Job -> Where a line contains the word "this", copy that line in full.

Exercise inputs ->
╔══
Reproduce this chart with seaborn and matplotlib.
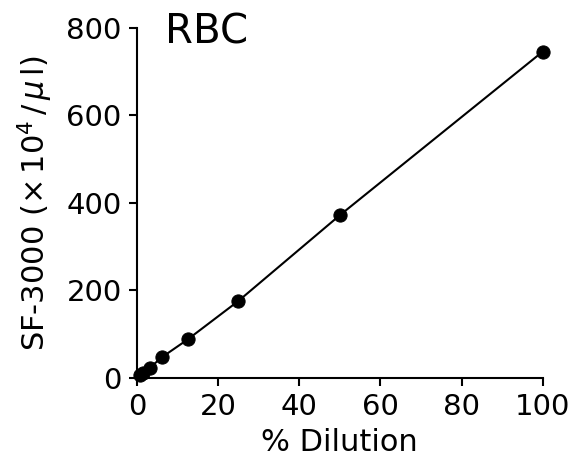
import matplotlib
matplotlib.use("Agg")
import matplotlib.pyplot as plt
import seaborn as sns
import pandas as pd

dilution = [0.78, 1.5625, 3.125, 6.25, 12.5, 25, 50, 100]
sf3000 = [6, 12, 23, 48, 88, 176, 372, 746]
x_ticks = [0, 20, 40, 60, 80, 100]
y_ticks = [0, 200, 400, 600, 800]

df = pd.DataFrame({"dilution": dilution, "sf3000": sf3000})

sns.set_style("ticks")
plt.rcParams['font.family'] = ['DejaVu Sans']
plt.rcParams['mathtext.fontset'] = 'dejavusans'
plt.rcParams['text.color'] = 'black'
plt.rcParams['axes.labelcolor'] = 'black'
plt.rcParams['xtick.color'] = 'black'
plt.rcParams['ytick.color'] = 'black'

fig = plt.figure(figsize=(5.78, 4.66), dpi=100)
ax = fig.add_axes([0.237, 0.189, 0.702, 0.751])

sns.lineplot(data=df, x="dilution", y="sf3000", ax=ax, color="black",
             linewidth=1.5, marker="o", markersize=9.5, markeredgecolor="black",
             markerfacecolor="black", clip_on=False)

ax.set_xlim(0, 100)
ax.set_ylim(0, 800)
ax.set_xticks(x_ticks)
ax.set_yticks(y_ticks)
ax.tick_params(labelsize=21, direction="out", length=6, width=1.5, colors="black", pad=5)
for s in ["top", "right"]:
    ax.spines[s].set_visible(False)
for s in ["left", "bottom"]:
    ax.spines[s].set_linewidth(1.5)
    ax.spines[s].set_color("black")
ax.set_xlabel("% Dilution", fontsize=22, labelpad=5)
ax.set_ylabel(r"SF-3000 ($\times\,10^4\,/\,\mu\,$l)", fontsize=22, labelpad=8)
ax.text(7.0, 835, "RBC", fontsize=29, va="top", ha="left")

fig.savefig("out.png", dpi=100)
╚══
╔══
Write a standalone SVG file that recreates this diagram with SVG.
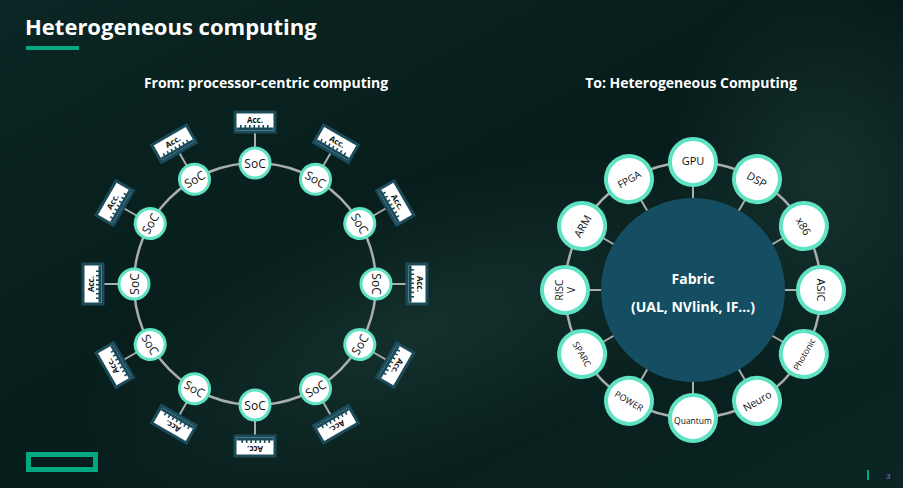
╚══
╔══
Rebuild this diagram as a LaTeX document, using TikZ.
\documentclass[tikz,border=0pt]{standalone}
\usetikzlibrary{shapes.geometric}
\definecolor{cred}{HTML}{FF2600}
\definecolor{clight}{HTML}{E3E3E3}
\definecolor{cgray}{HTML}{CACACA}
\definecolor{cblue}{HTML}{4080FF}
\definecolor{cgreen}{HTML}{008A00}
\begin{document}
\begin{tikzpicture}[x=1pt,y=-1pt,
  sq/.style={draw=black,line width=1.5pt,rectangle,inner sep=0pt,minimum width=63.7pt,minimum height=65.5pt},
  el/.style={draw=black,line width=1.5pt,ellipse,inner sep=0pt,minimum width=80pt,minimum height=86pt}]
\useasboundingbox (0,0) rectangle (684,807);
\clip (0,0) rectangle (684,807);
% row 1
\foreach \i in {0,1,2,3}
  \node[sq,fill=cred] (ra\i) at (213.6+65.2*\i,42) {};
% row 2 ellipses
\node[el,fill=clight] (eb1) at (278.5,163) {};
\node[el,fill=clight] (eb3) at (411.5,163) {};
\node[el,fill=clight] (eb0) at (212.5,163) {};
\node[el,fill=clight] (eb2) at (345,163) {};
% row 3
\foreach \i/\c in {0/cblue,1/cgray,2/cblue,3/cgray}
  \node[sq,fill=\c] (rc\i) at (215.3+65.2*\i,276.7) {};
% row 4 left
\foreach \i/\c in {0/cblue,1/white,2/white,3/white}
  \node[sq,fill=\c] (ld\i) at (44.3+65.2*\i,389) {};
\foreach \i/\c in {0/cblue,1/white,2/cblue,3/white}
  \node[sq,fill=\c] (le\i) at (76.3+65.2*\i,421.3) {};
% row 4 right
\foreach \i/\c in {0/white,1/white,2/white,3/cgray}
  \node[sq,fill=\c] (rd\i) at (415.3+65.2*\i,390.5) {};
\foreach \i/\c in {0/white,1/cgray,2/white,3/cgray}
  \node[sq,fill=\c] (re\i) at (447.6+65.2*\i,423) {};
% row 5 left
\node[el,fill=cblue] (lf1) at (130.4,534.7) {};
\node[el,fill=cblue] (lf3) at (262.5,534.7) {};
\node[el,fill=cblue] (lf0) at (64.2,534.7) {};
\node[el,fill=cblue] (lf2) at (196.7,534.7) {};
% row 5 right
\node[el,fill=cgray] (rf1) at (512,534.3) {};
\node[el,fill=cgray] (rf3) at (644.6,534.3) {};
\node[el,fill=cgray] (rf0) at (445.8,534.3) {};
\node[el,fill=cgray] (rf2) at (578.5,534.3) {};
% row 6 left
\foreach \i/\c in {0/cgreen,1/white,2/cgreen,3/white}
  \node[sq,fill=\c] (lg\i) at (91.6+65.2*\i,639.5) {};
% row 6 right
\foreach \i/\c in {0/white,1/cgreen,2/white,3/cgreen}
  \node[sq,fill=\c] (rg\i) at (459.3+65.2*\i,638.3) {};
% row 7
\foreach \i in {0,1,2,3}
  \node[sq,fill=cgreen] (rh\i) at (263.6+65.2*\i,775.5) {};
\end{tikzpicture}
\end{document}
╚══
Full solution ->
Reproduce this chart with seaborn and matplotlib.
Write a standalone SVG file that recreates this diagram with SVG.
Rebuild this diagram as a LaTeX document, using TikZ.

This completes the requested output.